▶ **Problem statement**
Lines containing the word "picture" should be extracted in full.

▶ **Given records**
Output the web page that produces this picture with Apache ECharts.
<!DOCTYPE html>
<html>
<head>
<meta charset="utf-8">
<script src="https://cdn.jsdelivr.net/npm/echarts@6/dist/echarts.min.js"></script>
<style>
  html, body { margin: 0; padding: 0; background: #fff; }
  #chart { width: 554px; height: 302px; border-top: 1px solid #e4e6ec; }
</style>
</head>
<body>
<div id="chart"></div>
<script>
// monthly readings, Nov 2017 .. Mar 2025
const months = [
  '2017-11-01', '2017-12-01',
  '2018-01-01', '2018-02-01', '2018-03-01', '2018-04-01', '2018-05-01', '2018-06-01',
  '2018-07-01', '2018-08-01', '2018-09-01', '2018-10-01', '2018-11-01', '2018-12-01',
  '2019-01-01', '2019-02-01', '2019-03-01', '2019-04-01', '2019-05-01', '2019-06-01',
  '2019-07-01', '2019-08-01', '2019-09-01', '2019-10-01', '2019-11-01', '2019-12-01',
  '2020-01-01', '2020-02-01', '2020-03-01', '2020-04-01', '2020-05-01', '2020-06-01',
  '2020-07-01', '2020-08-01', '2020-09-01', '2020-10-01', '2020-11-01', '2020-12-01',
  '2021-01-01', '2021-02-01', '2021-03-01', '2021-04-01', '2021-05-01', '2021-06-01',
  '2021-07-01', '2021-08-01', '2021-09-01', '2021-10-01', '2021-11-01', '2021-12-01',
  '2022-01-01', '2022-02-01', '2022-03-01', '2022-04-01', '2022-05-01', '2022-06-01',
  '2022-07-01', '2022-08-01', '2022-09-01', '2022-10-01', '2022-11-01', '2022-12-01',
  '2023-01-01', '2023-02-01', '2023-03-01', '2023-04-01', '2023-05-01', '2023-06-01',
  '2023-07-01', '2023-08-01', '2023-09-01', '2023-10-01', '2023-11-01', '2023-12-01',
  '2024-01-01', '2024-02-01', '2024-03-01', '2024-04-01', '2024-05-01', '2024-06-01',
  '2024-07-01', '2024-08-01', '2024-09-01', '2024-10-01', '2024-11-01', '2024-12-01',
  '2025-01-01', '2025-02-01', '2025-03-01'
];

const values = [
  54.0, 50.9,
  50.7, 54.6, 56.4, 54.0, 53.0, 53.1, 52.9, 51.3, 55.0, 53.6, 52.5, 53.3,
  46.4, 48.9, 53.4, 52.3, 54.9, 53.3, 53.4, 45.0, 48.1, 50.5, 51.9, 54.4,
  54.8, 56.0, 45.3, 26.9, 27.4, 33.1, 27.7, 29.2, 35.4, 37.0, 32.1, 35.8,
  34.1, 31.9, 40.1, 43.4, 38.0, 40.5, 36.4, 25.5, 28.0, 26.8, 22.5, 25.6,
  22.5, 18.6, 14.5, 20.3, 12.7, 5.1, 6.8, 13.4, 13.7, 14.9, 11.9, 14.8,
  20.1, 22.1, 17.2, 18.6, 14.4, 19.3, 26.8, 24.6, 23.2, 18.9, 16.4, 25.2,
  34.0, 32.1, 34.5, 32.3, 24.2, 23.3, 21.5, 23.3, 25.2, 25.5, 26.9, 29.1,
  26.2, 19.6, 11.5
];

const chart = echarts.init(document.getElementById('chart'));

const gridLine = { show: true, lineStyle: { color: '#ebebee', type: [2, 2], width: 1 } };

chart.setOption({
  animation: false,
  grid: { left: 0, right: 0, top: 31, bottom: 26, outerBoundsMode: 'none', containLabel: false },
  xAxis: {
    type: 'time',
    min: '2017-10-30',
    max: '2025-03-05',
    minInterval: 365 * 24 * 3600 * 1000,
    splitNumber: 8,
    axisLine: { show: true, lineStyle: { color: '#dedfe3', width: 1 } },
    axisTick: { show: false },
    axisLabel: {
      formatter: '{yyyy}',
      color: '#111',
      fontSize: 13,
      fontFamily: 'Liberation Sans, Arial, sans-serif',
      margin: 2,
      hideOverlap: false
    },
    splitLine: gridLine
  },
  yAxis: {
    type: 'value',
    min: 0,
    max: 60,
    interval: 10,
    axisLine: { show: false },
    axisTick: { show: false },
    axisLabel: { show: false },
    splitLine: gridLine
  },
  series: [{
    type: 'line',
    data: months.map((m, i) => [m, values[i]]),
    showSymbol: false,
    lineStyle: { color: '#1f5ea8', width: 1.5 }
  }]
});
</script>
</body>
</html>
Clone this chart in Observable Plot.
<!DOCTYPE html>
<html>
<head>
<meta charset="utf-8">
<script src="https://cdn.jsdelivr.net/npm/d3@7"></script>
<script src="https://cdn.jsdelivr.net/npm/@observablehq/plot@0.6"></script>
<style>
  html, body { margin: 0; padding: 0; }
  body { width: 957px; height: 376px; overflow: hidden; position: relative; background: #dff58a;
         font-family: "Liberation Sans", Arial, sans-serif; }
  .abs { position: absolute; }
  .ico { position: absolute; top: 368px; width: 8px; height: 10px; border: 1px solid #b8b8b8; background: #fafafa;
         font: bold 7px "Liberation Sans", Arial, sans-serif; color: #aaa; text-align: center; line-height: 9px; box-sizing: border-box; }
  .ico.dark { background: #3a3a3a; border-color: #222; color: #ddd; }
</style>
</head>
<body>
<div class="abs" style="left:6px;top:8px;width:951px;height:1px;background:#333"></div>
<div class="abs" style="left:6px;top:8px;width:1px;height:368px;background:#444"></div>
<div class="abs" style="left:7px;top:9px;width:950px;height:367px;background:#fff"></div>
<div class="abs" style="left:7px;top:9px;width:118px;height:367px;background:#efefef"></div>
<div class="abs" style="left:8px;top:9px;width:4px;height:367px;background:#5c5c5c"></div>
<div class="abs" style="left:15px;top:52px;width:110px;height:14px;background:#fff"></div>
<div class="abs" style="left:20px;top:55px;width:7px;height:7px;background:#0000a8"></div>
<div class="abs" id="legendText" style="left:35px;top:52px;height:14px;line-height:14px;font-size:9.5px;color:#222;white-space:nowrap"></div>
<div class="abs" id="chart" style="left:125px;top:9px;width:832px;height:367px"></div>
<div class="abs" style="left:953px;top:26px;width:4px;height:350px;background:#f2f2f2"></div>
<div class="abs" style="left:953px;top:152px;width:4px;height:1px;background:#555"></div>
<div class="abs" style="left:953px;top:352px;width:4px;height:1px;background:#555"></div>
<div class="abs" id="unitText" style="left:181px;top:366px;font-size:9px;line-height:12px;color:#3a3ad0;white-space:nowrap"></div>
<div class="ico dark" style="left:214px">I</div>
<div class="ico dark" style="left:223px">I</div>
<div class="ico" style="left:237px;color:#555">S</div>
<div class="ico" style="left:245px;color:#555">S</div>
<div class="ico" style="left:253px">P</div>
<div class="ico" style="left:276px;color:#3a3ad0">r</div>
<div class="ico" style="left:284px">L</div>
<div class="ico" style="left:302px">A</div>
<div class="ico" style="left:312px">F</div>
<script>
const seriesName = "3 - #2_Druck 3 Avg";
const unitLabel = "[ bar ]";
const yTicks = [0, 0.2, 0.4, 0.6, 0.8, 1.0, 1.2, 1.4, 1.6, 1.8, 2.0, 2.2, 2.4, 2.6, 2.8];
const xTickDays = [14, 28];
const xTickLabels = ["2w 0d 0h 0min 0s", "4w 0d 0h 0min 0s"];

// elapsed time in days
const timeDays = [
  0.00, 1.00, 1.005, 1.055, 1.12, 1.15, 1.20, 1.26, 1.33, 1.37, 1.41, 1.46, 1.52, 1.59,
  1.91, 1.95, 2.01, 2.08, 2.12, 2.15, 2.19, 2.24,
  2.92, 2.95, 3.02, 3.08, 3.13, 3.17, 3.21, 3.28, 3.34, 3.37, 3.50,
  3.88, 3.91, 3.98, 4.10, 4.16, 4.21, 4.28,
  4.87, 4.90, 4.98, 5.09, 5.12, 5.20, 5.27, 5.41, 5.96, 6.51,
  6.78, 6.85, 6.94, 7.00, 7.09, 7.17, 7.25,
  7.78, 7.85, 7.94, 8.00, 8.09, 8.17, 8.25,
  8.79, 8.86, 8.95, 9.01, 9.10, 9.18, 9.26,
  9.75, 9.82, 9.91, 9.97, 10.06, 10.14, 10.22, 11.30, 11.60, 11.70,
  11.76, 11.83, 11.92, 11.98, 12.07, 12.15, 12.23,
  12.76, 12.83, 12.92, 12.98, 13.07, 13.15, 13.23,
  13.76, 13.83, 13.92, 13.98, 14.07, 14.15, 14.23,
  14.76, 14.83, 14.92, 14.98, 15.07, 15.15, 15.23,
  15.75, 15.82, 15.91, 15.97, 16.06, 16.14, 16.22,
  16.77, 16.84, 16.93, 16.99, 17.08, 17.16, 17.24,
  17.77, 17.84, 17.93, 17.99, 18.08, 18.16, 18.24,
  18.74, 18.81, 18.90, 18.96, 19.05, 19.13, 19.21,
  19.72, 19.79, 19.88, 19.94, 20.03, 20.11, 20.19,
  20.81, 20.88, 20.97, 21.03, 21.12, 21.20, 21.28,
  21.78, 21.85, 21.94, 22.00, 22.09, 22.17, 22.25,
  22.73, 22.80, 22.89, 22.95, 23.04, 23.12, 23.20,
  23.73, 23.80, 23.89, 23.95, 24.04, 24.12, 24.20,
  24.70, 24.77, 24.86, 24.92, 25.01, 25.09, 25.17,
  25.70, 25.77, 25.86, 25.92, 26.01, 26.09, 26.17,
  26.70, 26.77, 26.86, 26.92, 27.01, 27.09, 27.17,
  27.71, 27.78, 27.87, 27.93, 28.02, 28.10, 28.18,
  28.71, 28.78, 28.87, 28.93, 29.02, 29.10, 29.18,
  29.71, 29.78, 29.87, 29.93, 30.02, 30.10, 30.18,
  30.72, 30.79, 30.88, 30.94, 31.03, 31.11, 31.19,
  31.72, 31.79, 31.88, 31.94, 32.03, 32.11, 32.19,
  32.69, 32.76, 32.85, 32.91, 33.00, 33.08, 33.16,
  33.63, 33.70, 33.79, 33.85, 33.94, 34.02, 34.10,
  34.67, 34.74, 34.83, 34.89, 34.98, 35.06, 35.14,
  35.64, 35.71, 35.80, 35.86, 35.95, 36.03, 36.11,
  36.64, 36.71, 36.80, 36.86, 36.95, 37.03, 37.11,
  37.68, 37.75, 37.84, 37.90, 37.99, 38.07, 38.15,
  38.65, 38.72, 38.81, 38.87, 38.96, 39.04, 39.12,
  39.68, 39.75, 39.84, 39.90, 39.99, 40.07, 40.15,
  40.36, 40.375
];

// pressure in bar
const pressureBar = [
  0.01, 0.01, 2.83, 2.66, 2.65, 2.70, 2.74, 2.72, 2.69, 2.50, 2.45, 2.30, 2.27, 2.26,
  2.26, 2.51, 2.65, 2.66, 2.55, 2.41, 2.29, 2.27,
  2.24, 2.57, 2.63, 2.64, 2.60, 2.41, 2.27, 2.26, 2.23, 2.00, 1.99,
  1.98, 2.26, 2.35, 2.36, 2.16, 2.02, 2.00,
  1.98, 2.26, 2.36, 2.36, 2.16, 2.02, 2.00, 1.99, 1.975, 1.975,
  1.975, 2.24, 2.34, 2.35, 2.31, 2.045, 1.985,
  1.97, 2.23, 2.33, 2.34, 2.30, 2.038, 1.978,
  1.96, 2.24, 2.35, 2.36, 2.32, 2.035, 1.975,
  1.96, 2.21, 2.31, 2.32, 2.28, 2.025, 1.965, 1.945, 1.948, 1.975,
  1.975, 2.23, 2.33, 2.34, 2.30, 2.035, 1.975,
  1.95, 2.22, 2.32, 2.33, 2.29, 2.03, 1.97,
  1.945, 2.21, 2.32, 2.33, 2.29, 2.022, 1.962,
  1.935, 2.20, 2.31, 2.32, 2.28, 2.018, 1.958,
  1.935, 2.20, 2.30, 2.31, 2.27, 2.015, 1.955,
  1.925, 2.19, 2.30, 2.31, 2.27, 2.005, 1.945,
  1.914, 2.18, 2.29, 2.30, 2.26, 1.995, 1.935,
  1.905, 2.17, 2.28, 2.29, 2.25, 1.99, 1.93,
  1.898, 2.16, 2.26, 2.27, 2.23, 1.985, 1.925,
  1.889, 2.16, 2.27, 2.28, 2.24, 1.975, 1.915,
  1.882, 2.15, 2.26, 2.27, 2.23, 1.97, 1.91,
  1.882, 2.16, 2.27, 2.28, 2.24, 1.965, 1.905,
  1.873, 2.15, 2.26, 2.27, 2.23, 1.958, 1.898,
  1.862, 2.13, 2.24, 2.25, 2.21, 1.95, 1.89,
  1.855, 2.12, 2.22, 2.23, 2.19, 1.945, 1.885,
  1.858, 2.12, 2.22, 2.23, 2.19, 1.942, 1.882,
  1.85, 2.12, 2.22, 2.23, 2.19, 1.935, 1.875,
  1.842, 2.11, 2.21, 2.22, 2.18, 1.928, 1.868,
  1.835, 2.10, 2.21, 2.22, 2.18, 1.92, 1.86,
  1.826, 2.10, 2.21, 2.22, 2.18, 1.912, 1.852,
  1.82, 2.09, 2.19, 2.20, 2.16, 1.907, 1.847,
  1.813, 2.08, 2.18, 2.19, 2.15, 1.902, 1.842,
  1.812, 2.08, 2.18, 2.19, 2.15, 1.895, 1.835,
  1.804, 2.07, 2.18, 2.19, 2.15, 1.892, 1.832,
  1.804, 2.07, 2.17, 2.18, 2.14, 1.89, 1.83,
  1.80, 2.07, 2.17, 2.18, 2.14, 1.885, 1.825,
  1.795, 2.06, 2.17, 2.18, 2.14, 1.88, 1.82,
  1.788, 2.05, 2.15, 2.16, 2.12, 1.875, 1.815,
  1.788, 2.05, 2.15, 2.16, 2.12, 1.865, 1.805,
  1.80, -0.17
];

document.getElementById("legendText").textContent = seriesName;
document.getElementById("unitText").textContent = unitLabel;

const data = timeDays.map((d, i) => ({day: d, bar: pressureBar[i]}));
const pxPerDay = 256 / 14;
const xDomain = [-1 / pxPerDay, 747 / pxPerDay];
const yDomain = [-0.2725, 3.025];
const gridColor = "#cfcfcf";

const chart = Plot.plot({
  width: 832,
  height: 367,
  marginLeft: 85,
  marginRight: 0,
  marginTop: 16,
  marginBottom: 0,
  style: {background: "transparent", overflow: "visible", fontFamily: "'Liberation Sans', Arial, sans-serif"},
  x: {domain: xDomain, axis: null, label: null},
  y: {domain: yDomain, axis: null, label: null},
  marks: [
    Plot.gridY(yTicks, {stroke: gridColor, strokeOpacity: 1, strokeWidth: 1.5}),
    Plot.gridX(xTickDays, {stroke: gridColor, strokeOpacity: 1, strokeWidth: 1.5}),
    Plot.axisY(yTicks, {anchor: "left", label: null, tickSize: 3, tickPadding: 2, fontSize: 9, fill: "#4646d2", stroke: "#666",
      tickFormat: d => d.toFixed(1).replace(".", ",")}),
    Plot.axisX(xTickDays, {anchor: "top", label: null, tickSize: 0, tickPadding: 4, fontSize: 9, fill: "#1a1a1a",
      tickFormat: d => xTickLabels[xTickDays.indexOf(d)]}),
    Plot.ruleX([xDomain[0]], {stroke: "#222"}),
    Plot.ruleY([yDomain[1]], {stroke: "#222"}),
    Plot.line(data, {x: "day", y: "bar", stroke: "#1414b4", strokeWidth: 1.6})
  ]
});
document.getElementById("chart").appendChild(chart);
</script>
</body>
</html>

▶ **Correct answer**
Output the web page that produces this picture with Apache ECharts.

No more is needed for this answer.